Trade of the Week: Winter sets gas investors all aglow
The price of US natural gas spiked sharply this week, after American energy agencies forecast household spending on heating will rise 15% this year to combat a colder winter. The predictions set off a swarm of speculators anxious for a profit and sent hedgers scrambling to cover their exposure.
On Tuesday, the price of natural gas contracts traded on CME Group’s Nymex jumped 4.78% in a matter of hours. Prices for the benchmark Henry Hub natural gas futures for delivery next month rose to an intraday high of $3.51 per million British thermal units in early afternoon trading, from a midday low of $3.35.
A trader buying 1,000 contracts at
$3.35 and selling at $3.51, before the rally cooled slightly, could have
made a notional gain of $1.6m. A contract is equivalent of 10,000
million British thermal units.
According to the October forecasts
from the Energy Information Administration, the National Oceanic and
Atmospheric Administration is predicting the winter in the Northeast,
Midwest, and South will be between 20%-27% colder than last winter.
It forecast an average price of
$3.35 for natural gas next year, but analysts at a Deutsche Bank
maintain a more bullish price forecast of $3.75, suggesting supply
levels could fall still further as producers continued to “rationalise”
their inventories.
Other analysts say $3.75 is likely
to be a top-end resistance level for the market.

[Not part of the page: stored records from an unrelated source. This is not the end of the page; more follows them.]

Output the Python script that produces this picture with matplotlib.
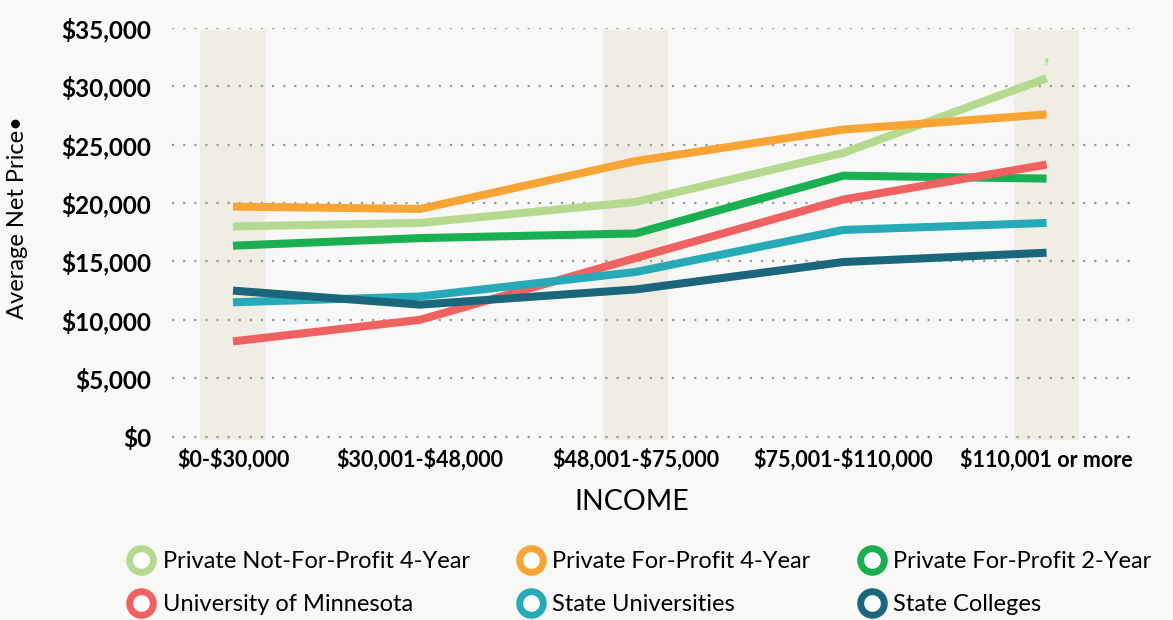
import matplotlib
matplotlib.use("Agg")
import matplotlib.pyplot as plt
from matplotlib.lines import Line2D

# categories on the x axis
ingresos = ["$0-$30,000", "$30,001-$48,000", "$48,001-$75,000", "$75,001-$110,000", "$110,001 or more"]
xpos = [0, 0.92, 1.98, 3.0, 4.0]

# average net price per series
priv_nfp_4 = [18000, 18300, 20100, 24300, 30700]
priv_fp_4 = [19700, 19500, 23600, 26300, 27600]
priv_fp_2 = [16350, 17000, 17400, 22350, 22100]
umn = [8150, 10000, 15300, 20300, 23300]
state_univ = [11500, 12000, 14100, 17700, 18300]
state_coll = [12500, 11300, 12600, 14950, 15750]

nombres = ["Private Not-For-Profit 4-Year", "Private For-Profit 4-Year", "Private For-Profit 2-Year",
           "University of Minnesota", "State Universities", "State Colleges"]
series = [priv_nfp_4, priv_fp_4, priv_fp_2, umn, state_univ, state_coll]
colores = ["#b5d98f", "#f9a535", "#1aaf50", "#f06262", "#26aab8", "#1a667c"]

yticks = [0, 5000, 10000, 15000, 20000, 25000, 30000, 35000]
ytick_labels = ["$0", "$5,000", "$10,000", "$15,000", "$20,000", "$25,000", "$30,000", "$35,000"]

plt.rcParams["font.family"] = ["Lato", "DejaVu Sans"]
fondo = "#f8f8f6"

fig = plt.figure(figsize=(11.73, 6.2), dpi=100, facecolor=fondo)
ax = fig.add_axes([0.1466, 0.2903, 0.8167, 0.6645], facecolor=fondo)

# bandas sombreadas
for i in [0, 2, 4]:
    ax.axvspan(xpos[i] - 0.16, xpos[i] + 0.16, ymin=0, ymax=0.995, color="#f0ede5", lw=0, zorder=0)

for ys, c in zip(series, colores):
    ax.plot(xpos, ys, color=c, lw=5.8, solid_capstyle="butt", solid_joinstyle="miter", zorder=3)

ax.text(4.0, 31800, ",", color=colores[0], fontsize=17, fontweight="bold", ha="center", va="bottom", zorder=3)

ax.set_xlim(-0.30, 4.41)
ax.set_ylim(-300, 35000)
ax.set_yticks(yticks)
ax.set_yticklabels(ytick_labels, fontsize=17.5, fontweight="bold", parse_math=False)
ax.set_xticks(xpos)
ax.set_xticklabels(ingresos, fontsize=15.5, fontweight="bold", parse_math=False)
ax.tick_params(axis="y", length=0, pad=15)
ax.tick_params(axis="x", length=0, pad=6)
ax.yaxis.grid(True, color="#9a9a9a", lw=1.6, linestyle=(0, (1, 4)), zorder=1)
ax.set_axisbelow(True)
for s in ax.spines.values():
    s.set_visible(False)

fig.text(18 / 1173, 1 - 218 / 620, "Average Net Price•", rotation=90, fontsize=17,
         ha="center", va="center")
fig.text(632 / 1173, 1 - 502 / 620, "INCOME", fontsize=20.5, ha="center", va="center")

# leyenda por filas: matplotlib llena por columnas, asi que se reordena
orden = [0, 3, 1, 4, 2, 5]
handles = [Line2D([], [], lw=0, marker="o", markersize=17, markerfacecolor="white",
                  markeredgecolor=colores[i], markeredgewidth=5) for i in orden]
fig.legend(handles, [nombres[i] for i in orden], ncol=3, loc="center",
           bbox_to_anchor=(0.545, 1 - 583 / 620),
           frameon=False, fontsize=17, handletextpad=0.3, columnspacing=2.0,
           labelspacing=0.95, handlelength=1.2)

plt.savefig("out.png", dpi=100, facecolor=fondo)
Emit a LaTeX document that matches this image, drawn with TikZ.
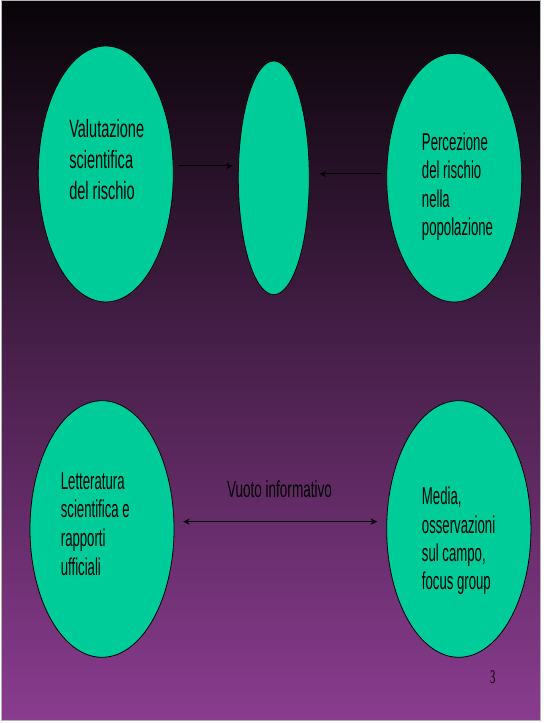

As the EIA points out, a
fall in temperatures this winter compared with last year will actually
mark a return towards “normal” winter temperatures in the US. Last
winter was unseasonably mild. This winter will be a lot colder, but it
will still be around 2% warmer than the average winter for the last 30
years.
Traders say the market tends to
react sharply to short-term production and consumption forecasts. CME’s
gas futures spent most of yesterday in a tight range between $3.46 and
$3.50. At the Chicago open yesterday morning, it was just below $3.52.